SET PROBLEM: Copy only this: the line containing "Rebuild this chart", the line containing "fig.savefig('out.png', dpi=100)", and every line between them, exactly as written.

SOURCE RECORDS:
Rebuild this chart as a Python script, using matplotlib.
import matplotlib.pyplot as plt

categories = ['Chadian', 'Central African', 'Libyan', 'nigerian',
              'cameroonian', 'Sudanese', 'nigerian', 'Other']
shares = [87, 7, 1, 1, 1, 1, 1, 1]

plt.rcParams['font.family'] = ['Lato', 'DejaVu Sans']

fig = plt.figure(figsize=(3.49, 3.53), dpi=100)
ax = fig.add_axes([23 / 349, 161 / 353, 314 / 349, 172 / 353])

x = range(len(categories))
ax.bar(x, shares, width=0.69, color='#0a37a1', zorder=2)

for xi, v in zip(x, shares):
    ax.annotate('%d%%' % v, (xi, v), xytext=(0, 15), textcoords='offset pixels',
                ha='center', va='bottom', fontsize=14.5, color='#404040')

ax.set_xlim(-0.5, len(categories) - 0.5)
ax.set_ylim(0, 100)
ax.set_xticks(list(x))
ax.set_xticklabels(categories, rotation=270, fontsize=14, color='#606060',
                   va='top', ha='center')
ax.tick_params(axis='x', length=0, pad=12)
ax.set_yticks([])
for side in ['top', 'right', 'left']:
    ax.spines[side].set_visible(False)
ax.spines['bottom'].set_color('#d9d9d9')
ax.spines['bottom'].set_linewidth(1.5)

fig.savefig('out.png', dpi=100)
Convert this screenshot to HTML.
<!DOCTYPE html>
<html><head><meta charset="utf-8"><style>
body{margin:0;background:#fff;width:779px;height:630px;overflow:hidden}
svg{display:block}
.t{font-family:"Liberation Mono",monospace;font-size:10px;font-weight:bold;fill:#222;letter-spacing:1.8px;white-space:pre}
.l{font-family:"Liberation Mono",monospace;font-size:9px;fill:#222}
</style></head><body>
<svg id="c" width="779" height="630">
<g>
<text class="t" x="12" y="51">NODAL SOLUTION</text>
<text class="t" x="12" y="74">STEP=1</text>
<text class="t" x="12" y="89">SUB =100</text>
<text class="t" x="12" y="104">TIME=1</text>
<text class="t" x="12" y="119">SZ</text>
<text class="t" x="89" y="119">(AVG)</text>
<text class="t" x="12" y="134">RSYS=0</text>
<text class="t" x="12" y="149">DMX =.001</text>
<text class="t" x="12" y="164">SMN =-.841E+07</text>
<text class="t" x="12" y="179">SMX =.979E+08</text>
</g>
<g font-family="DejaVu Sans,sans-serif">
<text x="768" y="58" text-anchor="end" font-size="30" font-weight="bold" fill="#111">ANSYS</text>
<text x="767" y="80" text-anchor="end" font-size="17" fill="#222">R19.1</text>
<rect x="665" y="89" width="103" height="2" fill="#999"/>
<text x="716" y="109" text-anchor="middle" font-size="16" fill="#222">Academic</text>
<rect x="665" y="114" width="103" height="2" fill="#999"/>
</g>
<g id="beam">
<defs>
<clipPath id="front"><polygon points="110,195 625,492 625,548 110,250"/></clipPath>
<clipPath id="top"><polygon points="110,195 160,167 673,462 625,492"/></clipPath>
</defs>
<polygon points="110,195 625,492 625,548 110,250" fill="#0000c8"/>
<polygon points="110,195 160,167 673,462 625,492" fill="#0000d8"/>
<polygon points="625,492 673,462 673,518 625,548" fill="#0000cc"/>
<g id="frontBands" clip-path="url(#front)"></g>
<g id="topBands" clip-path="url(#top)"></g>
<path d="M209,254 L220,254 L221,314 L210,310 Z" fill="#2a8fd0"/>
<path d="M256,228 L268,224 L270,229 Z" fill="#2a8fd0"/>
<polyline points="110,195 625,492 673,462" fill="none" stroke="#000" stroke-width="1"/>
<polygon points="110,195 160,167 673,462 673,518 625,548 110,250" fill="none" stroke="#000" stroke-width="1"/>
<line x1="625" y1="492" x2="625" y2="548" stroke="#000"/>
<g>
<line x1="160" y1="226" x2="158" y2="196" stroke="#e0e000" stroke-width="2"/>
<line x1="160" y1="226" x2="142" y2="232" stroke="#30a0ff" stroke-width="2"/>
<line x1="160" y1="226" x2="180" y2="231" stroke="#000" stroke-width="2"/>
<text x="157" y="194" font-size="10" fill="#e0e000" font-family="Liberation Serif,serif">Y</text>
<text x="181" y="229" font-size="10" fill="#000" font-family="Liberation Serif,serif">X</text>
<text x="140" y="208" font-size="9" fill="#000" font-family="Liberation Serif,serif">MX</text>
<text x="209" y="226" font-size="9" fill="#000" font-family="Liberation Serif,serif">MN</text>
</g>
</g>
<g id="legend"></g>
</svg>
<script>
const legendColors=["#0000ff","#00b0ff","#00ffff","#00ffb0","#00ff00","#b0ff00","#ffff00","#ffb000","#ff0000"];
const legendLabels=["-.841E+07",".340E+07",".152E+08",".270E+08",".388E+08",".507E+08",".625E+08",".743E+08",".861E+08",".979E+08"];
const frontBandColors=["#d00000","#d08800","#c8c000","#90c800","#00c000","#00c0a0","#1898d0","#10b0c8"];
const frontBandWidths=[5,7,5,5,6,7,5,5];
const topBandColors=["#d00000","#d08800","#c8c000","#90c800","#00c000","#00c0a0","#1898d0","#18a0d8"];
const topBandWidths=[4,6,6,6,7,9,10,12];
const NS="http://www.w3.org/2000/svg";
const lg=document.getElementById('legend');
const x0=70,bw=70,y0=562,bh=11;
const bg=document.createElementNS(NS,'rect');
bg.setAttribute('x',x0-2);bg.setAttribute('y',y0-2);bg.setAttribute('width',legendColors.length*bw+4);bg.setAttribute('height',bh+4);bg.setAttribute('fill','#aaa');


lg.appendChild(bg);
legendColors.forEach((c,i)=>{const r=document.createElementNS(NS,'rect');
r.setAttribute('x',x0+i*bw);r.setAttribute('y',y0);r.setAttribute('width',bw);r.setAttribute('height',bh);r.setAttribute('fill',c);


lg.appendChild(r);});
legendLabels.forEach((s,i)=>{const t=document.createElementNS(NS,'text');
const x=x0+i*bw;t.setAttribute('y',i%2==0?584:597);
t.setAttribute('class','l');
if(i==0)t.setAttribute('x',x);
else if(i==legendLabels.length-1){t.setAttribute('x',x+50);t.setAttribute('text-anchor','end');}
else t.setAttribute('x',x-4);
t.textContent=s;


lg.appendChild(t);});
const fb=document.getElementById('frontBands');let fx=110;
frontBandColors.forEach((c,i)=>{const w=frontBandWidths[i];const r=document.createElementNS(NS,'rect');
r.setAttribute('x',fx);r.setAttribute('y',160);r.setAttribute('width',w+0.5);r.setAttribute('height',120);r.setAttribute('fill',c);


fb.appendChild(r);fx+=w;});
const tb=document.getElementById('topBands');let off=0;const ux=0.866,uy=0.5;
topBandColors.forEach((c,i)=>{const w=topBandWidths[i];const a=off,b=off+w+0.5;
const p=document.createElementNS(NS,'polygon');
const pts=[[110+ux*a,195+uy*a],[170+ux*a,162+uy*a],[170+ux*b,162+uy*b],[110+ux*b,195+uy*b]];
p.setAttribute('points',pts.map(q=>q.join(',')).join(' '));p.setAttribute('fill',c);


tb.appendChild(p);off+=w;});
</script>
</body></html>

--

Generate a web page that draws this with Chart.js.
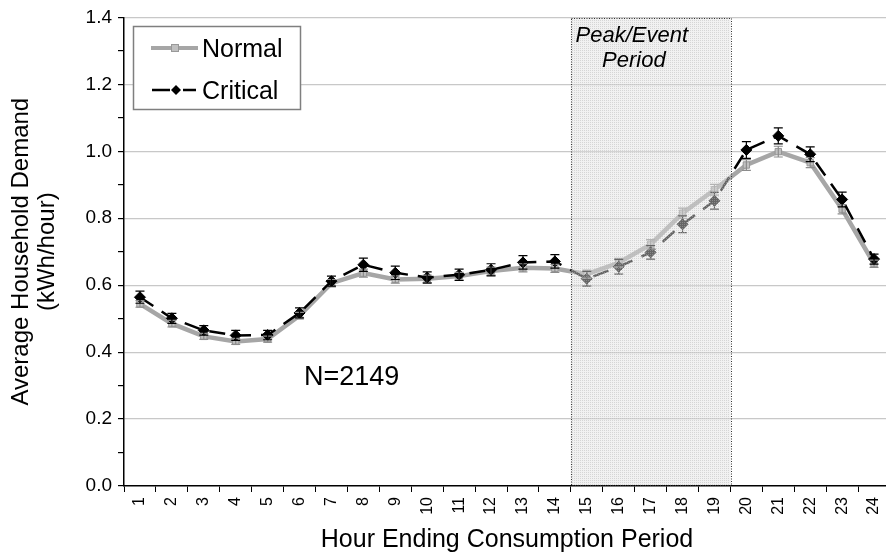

WRITTEN RESPONSE:
Rebuild this chart as a Python script, using matplotlib.
import matplotlib.pyplot as plt

categories = ['Chadian', 'Central African', 'Libyan', 'nigerian',
              'cameroonian', 'Sudanese', 'nigerian', 'Other']
shares = [87, 7, 1, 1, 1, 1, 1, 1]

plt.rcParams['font.family'] = ['Lato', 'DejaVu Sans']

fig = plt.figure(figsize=(3.49, 3.53), dpi=100)
ax = fig.add_axes([23 / 349, 161 / 353, 314 / 349, 172 / 353])

x = range(len(categories))
ax.bar(x, shares, width=0.69, color='#0a37a1', zorder=2)

for xi, v in zip(x, shares):
    ax.annotate('%d%%' % v, (xi, v), xytext=(0, 15), textcoords='offset pixels',
                ha='center', va='bottom', fontsize=14.5, color='#404040')

ax.set_xlim(-0.5, len(categories) - 0.5)
ax.set_ylim(0, 100)
ax.set_xticks(list(x))
ax.set_xticklabels(categories, rotation=270, fontsize=14, color='#606060',
                   va='top', ha='center')
ax.tick_params(axis='x', length=0, pad=12)
ax.set_yticks([])
for side in ['top', 'right', 'left']:
    ax.spines[side].set_visible(False)
ax.spines['bottom'].set_color('#d9d9d9')
ax.spines['bottom'].set_linewidth(1.5)

fig.savefig('out.png', dpi=100)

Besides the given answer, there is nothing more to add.